> **SET PROBLEM**: Report all lines holding "this".
::: INPUT RECORDS :::
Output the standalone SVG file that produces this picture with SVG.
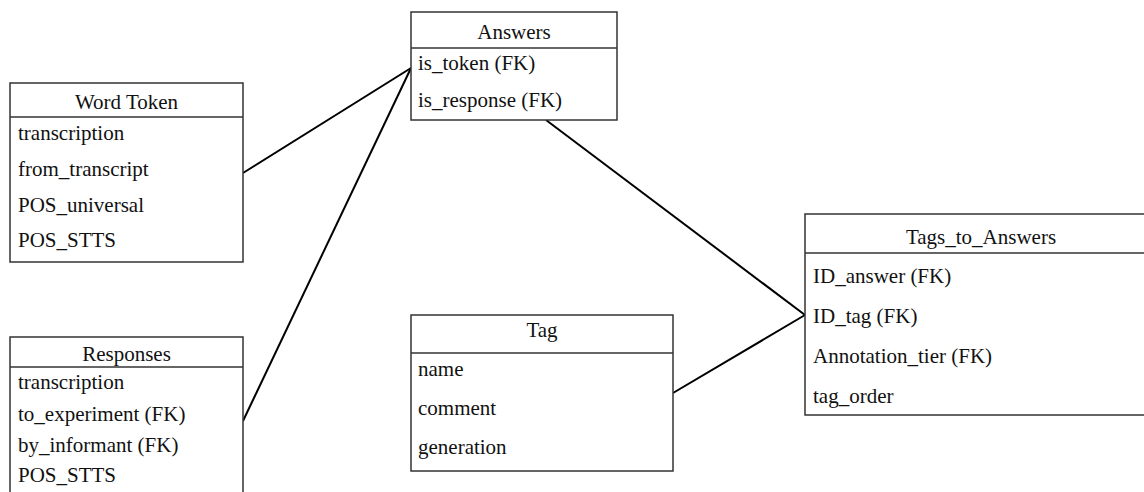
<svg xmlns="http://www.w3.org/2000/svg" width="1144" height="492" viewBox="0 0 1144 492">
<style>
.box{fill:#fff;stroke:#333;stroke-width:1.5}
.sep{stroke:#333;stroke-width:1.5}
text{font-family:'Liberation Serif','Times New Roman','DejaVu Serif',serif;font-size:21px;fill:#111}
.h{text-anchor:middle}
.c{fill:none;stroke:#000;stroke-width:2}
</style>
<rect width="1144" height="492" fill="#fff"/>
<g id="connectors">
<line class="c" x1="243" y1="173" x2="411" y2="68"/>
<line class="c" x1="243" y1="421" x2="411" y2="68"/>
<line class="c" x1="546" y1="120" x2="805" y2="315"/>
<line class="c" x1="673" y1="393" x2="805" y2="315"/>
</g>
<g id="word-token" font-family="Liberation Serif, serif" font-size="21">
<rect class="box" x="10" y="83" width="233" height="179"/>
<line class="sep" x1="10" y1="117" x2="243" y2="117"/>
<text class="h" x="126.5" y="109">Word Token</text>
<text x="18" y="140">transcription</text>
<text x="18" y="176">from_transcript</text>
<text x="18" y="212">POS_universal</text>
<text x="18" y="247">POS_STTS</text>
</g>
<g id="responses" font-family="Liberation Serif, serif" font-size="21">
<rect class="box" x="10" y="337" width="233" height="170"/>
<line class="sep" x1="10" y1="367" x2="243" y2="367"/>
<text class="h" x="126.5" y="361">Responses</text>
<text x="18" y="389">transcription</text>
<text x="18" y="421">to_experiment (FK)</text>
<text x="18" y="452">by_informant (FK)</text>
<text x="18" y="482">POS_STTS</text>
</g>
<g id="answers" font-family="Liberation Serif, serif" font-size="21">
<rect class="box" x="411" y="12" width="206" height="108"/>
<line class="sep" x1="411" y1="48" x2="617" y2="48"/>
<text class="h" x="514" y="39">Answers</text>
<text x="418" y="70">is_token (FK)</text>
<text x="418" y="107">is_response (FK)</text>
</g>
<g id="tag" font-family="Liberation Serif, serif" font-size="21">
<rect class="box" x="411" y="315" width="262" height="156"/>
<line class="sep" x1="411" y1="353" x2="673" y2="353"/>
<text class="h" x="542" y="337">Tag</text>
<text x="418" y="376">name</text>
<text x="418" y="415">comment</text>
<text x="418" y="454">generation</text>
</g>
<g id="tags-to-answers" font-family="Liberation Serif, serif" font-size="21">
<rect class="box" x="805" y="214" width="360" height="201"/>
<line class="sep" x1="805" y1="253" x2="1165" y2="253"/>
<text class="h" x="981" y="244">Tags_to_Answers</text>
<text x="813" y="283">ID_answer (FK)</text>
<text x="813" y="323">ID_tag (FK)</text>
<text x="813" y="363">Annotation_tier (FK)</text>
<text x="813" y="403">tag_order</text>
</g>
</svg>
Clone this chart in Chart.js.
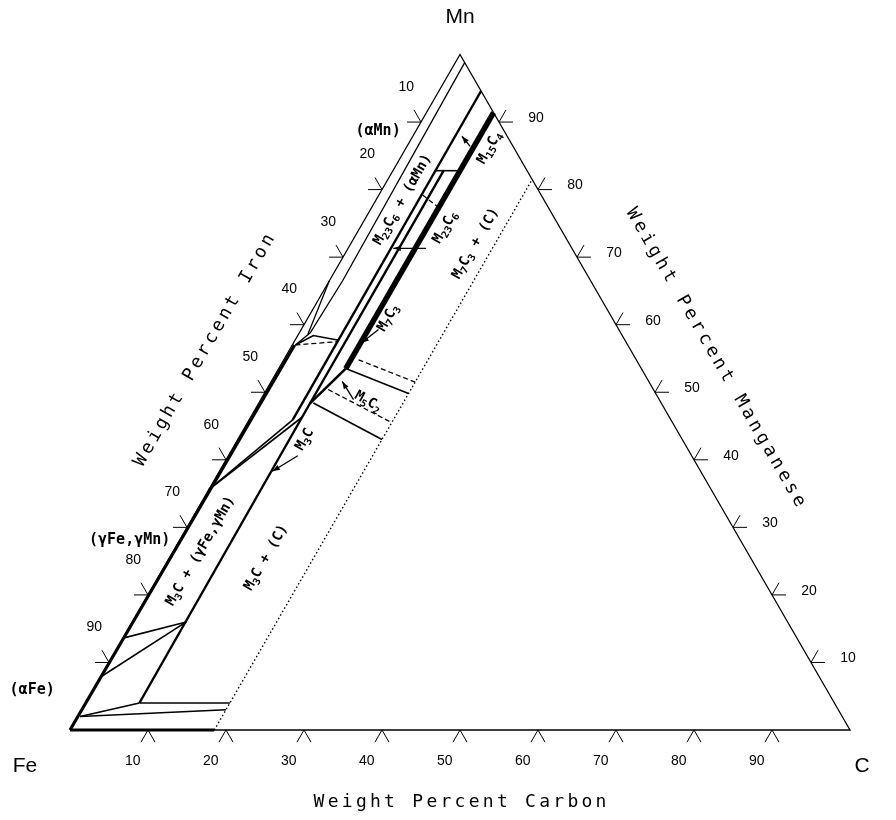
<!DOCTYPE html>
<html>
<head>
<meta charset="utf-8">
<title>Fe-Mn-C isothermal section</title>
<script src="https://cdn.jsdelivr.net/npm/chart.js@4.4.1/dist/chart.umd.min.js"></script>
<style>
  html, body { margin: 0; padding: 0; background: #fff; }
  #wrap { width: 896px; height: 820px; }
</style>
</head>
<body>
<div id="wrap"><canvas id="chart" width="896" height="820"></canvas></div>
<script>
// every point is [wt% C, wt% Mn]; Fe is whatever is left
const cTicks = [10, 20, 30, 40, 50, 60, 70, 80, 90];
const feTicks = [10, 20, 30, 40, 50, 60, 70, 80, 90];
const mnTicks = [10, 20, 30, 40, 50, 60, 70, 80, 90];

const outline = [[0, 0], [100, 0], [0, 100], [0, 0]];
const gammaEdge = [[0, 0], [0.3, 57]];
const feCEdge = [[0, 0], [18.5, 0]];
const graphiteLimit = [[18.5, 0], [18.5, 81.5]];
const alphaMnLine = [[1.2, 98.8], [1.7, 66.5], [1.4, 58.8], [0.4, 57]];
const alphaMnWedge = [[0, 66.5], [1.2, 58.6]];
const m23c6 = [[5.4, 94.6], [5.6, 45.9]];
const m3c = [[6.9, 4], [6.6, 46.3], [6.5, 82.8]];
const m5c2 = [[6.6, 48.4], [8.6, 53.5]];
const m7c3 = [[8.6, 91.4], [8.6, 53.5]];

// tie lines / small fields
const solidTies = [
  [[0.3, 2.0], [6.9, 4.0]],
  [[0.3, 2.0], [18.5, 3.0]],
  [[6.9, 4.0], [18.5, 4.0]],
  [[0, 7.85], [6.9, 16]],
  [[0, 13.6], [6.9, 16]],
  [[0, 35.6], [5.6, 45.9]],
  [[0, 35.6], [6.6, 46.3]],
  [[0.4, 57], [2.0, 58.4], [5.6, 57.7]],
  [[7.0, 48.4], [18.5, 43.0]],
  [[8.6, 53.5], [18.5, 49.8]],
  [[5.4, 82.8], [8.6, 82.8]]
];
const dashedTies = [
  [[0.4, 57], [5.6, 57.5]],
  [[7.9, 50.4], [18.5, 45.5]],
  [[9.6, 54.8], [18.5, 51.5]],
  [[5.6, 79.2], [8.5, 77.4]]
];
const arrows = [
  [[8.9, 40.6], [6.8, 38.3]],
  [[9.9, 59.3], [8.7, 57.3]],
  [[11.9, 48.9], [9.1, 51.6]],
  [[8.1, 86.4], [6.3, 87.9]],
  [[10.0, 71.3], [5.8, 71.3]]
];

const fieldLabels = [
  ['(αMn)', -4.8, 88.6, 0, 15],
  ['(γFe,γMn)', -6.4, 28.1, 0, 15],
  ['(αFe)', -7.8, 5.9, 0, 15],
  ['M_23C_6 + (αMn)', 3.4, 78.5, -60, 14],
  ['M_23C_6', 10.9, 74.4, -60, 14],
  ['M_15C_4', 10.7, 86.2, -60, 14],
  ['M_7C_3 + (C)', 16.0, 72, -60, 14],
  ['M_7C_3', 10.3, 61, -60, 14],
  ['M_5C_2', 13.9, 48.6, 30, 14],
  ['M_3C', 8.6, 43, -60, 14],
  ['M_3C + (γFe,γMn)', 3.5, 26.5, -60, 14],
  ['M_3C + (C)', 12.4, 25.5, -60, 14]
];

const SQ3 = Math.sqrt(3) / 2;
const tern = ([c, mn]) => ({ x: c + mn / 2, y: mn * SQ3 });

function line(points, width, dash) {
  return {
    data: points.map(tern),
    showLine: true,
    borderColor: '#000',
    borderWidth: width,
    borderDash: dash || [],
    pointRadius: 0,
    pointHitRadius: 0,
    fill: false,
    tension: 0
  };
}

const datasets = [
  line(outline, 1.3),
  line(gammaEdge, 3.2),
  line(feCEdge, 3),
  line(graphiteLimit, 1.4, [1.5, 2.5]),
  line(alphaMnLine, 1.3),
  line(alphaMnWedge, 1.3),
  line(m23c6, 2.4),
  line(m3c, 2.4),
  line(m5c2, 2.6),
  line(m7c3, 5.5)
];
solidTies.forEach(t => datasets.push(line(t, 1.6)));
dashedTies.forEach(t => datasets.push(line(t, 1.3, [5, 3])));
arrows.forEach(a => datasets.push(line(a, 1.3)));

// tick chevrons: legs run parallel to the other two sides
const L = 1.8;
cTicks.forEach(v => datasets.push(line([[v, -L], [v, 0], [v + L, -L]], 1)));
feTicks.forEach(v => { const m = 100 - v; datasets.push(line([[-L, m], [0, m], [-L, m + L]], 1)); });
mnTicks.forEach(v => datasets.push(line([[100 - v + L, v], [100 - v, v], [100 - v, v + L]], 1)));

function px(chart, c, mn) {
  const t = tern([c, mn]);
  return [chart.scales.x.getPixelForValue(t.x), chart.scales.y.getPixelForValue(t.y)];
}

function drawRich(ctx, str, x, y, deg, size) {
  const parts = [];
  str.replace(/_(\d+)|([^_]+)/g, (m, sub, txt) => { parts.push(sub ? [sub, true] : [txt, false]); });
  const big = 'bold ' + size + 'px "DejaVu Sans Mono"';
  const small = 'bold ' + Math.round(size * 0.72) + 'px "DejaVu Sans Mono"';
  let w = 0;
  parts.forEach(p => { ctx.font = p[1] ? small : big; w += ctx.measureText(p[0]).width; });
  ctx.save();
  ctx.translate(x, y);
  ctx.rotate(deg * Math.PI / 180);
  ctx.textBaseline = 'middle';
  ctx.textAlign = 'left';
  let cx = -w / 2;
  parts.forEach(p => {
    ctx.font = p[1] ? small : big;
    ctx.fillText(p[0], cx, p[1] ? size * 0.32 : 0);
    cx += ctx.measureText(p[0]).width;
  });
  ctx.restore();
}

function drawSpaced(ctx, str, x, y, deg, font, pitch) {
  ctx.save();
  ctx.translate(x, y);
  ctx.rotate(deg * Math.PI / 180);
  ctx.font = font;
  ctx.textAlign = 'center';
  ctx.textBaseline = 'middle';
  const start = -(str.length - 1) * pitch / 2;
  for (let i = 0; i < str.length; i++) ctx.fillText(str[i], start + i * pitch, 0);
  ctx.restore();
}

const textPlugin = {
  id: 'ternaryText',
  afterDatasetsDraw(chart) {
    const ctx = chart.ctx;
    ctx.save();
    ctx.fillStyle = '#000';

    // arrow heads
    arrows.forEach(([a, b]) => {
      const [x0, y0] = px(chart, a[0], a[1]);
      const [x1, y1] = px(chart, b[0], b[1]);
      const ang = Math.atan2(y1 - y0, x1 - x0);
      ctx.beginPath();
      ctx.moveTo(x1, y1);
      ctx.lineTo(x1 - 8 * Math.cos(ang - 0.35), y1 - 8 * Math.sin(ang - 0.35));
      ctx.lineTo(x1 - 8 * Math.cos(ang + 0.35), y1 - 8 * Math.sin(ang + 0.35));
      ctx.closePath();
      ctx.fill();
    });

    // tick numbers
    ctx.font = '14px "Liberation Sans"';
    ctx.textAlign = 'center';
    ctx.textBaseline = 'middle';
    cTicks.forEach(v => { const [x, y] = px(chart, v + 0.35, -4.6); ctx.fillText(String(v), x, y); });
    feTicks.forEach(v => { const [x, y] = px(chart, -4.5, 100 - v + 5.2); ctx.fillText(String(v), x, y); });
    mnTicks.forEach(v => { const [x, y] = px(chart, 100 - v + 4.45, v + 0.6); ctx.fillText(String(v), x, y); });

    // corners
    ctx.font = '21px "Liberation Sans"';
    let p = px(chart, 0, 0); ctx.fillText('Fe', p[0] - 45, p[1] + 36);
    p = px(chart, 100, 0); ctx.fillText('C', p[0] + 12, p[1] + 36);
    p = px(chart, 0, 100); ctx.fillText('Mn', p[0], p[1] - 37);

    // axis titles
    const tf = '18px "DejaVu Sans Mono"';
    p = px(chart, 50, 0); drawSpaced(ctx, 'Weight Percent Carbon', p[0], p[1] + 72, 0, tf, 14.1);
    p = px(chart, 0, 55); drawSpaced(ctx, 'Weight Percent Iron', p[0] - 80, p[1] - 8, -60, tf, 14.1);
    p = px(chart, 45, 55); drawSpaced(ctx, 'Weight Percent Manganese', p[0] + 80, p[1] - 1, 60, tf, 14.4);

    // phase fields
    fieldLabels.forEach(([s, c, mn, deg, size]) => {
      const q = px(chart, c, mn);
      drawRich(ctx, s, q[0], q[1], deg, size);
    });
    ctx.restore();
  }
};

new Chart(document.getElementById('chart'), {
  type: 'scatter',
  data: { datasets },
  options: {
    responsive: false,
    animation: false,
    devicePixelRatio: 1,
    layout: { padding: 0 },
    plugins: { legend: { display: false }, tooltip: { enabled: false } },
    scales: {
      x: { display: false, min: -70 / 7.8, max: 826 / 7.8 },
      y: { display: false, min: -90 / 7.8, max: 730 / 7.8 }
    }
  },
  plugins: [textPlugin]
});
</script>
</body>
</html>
:::
> **REPLY TO THE TASK**:
Output the standalone SVG file that produces this picture with SVG.
Clone this chart in Chart.js.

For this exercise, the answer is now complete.